3. Стремление к признанию

Когда Глени Грей в 1955 году вернулся в Европу, чтобы интервьюировать своих товарищей по оружию и друзей по сопротивлению пятнадцатилетней давности, французская женщина, жившая в комфортабельном буржуазном доме с мужем и сыном, искренне призналась: "Моя жизнь столь невыносима скучна в наши дни! <…> Все что угодно лучше, чем это, когда день за днем ничего не происходит. Вы знаете, что я не люблю войну и не хочу ее возврата. Но она, по крайней мере, давала мне чувствовать себя живой так, как я не чувствовала себя до или после нее"'5. Переходя к опыту немецкого товарища по оружию, Грей продолжает:

Растолстевший, с дорогой сигарой во рту, он говорил о наших былых днях в конце войны, когда он был дрожащим и голодным, и изможденным беспокойством о том, чтобы оградить жену и детей от слишком большой нужды. "Иногда я думаю, что тогда были более счастливые времена для нас, чем теперь". <…> И было что-то вроде отчаяния в его глазах. <…> Ни один из этих людей не тосковал о старых днях с сентиментальной ностальгией, они говорили о своем разочаровании в бесплодном настоящем. Мир выявил в них пустоту, которую возбуждение войны позволяло им заполнить.

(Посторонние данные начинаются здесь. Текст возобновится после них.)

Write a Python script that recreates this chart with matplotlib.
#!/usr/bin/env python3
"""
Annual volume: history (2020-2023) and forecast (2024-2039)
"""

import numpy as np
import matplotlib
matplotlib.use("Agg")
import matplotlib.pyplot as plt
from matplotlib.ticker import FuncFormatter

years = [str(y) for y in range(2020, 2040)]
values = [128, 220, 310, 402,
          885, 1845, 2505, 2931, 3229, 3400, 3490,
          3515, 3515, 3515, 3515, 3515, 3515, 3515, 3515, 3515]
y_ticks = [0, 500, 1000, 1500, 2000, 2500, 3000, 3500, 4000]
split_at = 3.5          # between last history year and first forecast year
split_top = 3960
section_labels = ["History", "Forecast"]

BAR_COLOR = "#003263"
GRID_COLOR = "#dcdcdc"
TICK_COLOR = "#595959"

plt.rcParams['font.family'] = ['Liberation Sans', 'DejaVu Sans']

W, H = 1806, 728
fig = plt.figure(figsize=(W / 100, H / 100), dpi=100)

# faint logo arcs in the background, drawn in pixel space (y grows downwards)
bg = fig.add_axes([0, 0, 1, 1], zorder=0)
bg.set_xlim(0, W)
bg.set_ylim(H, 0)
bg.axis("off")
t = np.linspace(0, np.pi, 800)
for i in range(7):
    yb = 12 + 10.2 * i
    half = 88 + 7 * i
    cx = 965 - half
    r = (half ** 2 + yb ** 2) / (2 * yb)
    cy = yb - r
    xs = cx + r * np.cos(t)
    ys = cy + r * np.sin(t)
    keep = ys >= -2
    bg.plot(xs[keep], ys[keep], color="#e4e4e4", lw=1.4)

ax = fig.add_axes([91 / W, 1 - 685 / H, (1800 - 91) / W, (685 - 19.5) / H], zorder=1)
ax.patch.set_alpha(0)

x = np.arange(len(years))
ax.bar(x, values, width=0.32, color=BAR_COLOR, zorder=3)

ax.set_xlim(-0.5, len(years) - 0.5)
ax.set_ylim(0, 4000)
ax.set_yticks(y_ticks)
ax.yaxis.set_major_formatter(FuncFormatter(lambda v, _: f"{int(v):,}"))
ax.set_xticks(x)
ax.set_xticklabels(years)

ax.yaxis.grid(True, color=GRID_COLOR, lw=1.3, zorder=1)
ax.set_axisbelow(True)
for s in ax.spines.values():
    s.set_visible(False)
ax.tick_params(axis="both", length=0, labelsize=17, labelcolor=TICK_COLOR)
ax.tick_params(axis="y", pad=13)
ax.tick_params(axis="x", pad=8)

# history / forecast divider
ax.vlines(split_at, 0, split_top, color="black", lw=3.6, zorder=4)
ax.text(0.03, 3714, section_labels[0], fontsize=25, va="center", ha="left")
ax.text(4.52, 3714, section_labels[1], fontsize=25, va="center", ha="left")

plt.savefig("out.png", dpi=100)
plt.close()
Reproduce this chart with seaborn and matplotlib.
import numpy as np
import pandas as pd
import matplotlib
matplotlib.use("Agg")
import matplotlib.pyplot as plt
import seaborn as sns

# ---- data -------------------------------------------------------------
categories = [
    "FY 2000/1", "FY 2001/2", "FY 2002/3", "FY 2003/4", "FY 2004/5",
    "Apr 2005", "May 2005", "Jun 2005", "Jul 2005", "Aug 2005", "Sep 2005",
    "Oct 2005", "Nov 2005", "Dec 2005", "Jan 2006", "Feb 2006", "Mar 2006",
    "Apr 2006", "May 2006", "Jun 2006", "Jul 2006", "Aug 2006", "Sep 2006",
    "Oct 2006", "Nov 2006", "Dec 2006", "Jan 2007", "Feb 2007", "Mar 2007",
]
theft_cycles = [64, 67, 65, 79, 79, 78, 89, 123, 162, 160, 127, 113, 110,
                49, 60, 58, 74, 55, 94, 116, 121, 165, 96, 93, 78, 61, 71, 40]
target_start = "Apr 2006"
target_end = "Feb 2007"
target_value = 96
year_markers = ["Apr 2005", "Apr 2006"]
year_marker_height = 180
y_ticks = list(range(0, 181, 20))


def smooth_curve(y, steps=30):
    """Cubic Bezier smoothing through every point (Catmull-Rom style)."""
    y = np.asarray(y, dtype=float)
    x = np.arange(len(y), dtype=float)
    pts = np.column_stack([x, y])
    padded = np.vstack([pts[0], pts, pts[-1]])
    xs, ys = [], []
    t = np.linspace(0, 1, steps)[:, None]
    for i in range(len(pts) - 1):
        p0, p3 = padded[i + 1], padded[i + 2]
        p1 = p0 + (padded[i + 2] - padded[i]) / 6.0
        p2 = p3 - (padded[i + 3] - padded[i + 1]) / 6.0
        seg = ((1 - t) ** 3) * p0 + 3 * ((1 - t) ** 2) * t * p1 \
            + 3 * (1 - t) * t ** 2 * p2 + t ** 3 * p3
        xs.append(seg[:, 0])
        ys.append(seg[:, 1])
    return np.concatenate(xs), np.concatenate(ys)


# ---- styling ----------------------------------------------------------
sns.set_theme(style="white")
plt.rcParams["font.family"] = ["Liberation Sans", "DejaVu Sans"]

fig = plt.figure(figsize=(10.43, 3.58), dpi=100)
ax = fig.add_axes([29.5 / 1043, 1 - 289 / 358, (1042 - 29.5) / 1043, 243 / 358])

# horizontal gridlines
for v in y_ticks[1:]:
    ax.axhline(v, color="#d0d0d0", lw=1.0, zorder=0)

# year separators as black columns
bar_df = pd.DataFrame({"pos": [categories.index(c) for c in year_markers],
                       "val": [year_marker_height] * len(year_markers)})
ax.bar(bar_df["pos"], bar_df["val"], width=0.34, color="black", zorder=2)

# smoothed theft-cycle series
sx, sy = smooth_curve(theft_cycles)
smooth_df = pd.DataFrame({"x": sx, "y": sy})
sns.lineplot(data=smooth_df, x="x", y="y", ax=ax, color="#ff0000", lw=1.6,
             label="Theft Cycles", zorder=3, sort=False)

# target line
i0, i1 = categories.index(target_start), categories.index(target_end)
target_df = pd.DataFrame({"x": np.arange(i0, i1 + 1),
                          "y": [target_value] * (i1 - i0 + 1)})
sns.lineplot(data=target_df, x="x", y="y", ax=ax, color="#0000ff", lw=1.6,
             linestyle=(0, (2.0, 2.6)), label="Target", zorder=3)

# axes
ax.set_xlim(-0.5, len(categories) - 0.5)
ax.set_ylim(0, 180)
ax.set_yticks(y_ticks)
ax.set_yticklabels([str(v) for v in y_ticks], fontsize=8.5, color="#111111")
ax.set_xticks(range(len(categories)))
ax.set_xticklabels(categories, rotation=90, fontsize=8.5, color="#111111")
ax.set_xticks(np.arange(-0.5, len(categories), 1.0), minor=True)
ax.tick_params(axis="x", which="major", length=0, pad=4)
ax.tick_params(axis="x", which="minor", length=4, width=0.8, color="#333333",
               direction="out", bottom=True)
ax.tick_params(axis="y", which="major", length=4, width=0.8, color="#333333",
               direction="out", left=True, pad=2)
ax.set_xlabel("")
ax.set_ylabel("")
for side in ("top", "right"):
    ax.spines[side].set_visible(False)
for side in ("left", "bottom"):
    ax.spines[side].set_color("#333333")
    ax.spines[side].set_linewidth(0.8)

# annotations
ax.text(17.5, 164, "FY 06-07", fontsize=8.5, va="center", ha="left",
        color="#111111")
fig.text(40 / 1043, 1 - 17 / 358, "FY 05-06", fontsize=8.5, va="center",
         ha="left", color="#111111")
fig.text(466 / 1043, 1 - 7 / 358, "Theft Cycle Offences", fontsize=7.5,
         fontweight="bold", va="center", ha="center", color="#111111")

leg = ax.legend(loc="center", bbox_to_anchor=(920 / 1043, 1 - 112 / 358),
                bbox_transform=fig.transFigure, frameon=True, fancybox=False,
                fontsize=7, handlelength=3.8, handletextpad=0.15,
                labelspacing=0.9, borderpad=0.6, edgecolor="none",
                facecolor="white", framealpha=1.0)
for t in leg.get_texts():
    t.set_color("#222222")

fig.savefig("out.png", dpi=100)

Спасением от этой пустоты служит экстаз насилия. Отчасти эта бесплодность порождена условиями цивилизованного существования, устраняющее значительную долю риска и вызова из жизни — риска и вызова, которые кажутся многим, если не большинству, людей важнее, чем наше настойчиво навязываемое изобилие. Насилие возвращает в жизнь риск и вызов, что бы мы ни думали о его деструктивное™, и жизнь перестает быть пустой.

Мы будем сталкиваться вспышками насилия до тех пор, пока людям будет недоставать значимых переживаний. Каждому человеку необходимо чувство значимости, и если общество не может дать его человеку, или хотя бы предоставить возможность стать значимым, то это чувство будет достигаться деструктивны ми способами. Нам предстоит найти те пути, которыми люди могут достичь значимости и признания так, чтобы деструктивное насилие стало ненужным.